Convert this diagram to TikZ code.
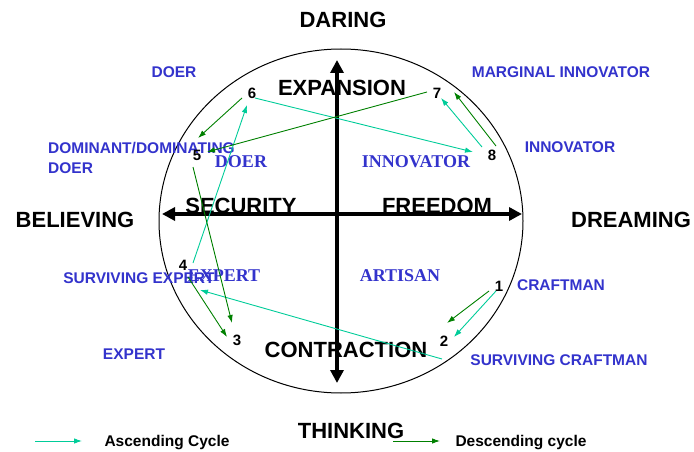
\documentclass[tikz,border=0pt]{standalone}
\usepackage{fontspec}
\setmainfont{Liberation Sans}
\newfontfamily\quadfont{Liberation Serif}
\usepackage{tikz}
\usetikzlibrary{arrows.meta}

\definecolor{roleblue}{RGB}{51,51,204}
\definecolor{upteal}{RGB}{0,204,153}
\definecolor{downgreen}{RGB}{0,128,0}

\begin{document}
\begin{tikzpicture}[x=1pt, y=-1pt, inner sep=0pt,
                    axis/.style={line width=4pt,-{Triangle[length=13pt,width=13pt]}},
                    pole/.style={font=\bfseries\fontsize{22}{26}\selectfont},
                    quad/.style={text=roleblue,font=\quadfont\bfseries\fontsize{18}{22}\selectfont},
                    role/.style={text=roleblue,font=\bfseries\fontsize{15.5}{18}\selectfont},
                    num/.style={font=\bfseries\fontsize{15}{17}\selectfont},
                    legend/.style={font=\bfseries\fontsize{15.5}{18}\selectfont},
                    ascend/.style={upteal,line width=0.9pt,-{Latex[length=8pt,width=5.5pt]}},
                    descend/.style={downgreen,line width=0.9pt,-{Latex[length=8pt,width=5.5pt]}}]

  \useasboundingbox (0,0) rectangle (694,452);

  % circle and axes
  \draw[line width=1pt] (341,221) ellipse [x radius=182pt, y radius=172pt];
  \coordinate (top) at (337,60);
  \coordinate (bottom) at (337,383);
  \coordinate (left) at (162,214);
  \coordinate (right) at (522,214);
  \coordinate (centre) at (337,214);
  \draw[axis] (centre) -- (top);
  \draw[axis] (centre) -- (bottom);
  \draw[axis] (centre) -- (left);
  \draw[axis] (centre) -- (right);

  % outer words
  \node[pole] (daring) at (343,20) {DARING};
  \node[pole] (thinking) at (351,431) {THINKING};
  \node[pole] (believing) at (75,220) {BELIEVING};
  \node[pole] (dreaming) at (631,220) {DREAMING};
  \node[pole] (expansion) at (342,88) {EXPANSION};
  \node[pole] (contraction) at (346,350) {CONTRACTION};
  \node[pole] (security) at (241,206) {SECURITY};
  \node[pole] (freedom) at (437,206) {FREEDOM};

  % quadrants
  \node[quad] (qdoer) at (241,162) {DOER};
  \node[quad] (qinnovator) at (416,162) {INNOVATOR};
  \node[quad] (qexpert) at (224,276) {EXPERT};
  \node[quad] (qartisan) at (400,276) {ARTISAN};

  % roles
  \node[role] (doer) at (174,72) {DOER};
  \node[role] (marginal) at (561,72) {MARGINAL INNOVATOR};
  \node[role,anchor=west] (dominant) at (48,148) {DOMINANT/DOMINATING};
  \node[role,anchor=west] (domdoer) at (48,168) {DOER};
  \node[role] (innovator) at (570,147) {INNOVATOR};
  \node[role] (survexpert) at (139,278) {SURVIVING EXPERT};
  \node[role] (craftman) at (561,285) {CRAFTMAN};
  \node[role] (expert) at (134,354) {EXPERT};
  \node[role] (survcraftman) at (559,360) {SURVIVING CRAFTMAN};

  % stages
  \node[num] (1) at (499,286) {1};
  \node[num] (2) at (444,341) {2};
  \node[num] (3) at (237,340) {3};
  \node[num] (4) at (183,265) {4};
  \node[num] (5) at (197,155) {5};
  \node[num] (6) at (252,93) {6};
  \node[num] (7) at (437,93) {7};
  \node[num] (8) at (492,155) {8};

  % arrow ends
  \coordinate (a1) at (496,291);
  \coordinate (a2) at (454,337);
  \coordinate (a2b) at (442,359);
  \coordinate (a4) at (200,290);
  \coordinate (a4b) at (193,263);
  \coordinate (a6) at (247,105);
  \coordinate (a6b) at (255,98);
  \coordinate (a8) at (473,152);
  \coordinate (a8b) at (482,147);
  \coordinate (a7) at (441,98);
  \coordinate (d1) at (489,291);
  \coordinate (d2) at (447,323);
  \coordinate (d8) at (496,146);
  \coordinate (d7) at (454,92);
  \coordinate (d7b) at (427,92);
  \coordinate (d5) at (207,152);
  \coordinate (d6) at (242,98);
  \coordinate (d5b) at (198,138);
  \coordinate (d5c) at (193,167);
  \coordinate (d3) at (232,323);
  \coordinate (d4) at (188,277);
  \coordinate (d3b) at (227,337);

  \path[ascend]
    (a1) edge (a2)
    (a2b) edge (a4)
    (a4b) edge (a6)
    (a6b) edge (a8)
    (a8b) edge (a7);
  \path[descend]
    (d1) edge (d2)
    (d8) edge (d7)
    (d7b) edge (d5)
    (d6) edge (d5b)
    (d5c) edge (d3)
    (d4) edge (d3b);

  % legend
  \coordinate (la) at (35,441);
  \coordinate (lb) at (82,441);
  \coordinate (lc) at (393,441);
  \coordinate (ld) at (440,441);
  \draw[ascend] (la) -- (lb);
  \draw[descend] (lc) -- (ld);
  \node[legend] (ascending) at (167,443) {Ascending Cycle};
  \node[legend] (descending) at (521,443) {Descending cycle};
\end{tikzpicture}
\end{document}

++++

§ **Exercise description**: Copy nothing but the lines from the top of the material through the line holding "(0,0) rectangle (694,452);", exactly as written; omit pictures.

§ **Final result**:
Convert this diagram to TikZ code.
\documentclass[tikz,border=0pt]{standalone}
\usepackage{fontspec}
\setmainfont{Liberation Sans}
\newfontfamily\quadfont{Liberation Serif}
\usepackage{tikz}
\usetikzlibrary{arrows.meta}

\definecolor{roleblue}{RGB}{51,51,204}
\definecolor{upteal}{RGB}{0,204,153}
\definecolor{downgreen}{RGB}{0,128,0}

\begin{document}
\begin{tikzpicture}[x=1pt, y=-1pt, inner sep=0pt,
                    axis/.style={line width=4pt,-{Triangle[length=13pt,width=13pt]}},
                    pole/.style={font=\bfseries\fontsize{22}{26}\selectfont},
                    quad/.style={text=roleblue,font=\quadfont\bfseries\fontsize{18}{22}\selectfont},
                    role/.style={text=roleblue,font=\bfseries\fontsize{15.5}{18}\selectfont},
                    num/.style={font=\bfseries\fontsize{15}{17}\selectfont},
                    legend/.style={font=\bfseries\fontsize{15.5}{18}\selectfont},
                    ascend/.style={upteal,line width=0.9pt,-{Latex[length=8pt,width=5.5pt]}},
                    descend/.style={downgreen,line width=0.9pt,-{Latex[length=8pt,width=5.5pt]}}]

  \useasboundingbox (0,0) rectangle (694,452);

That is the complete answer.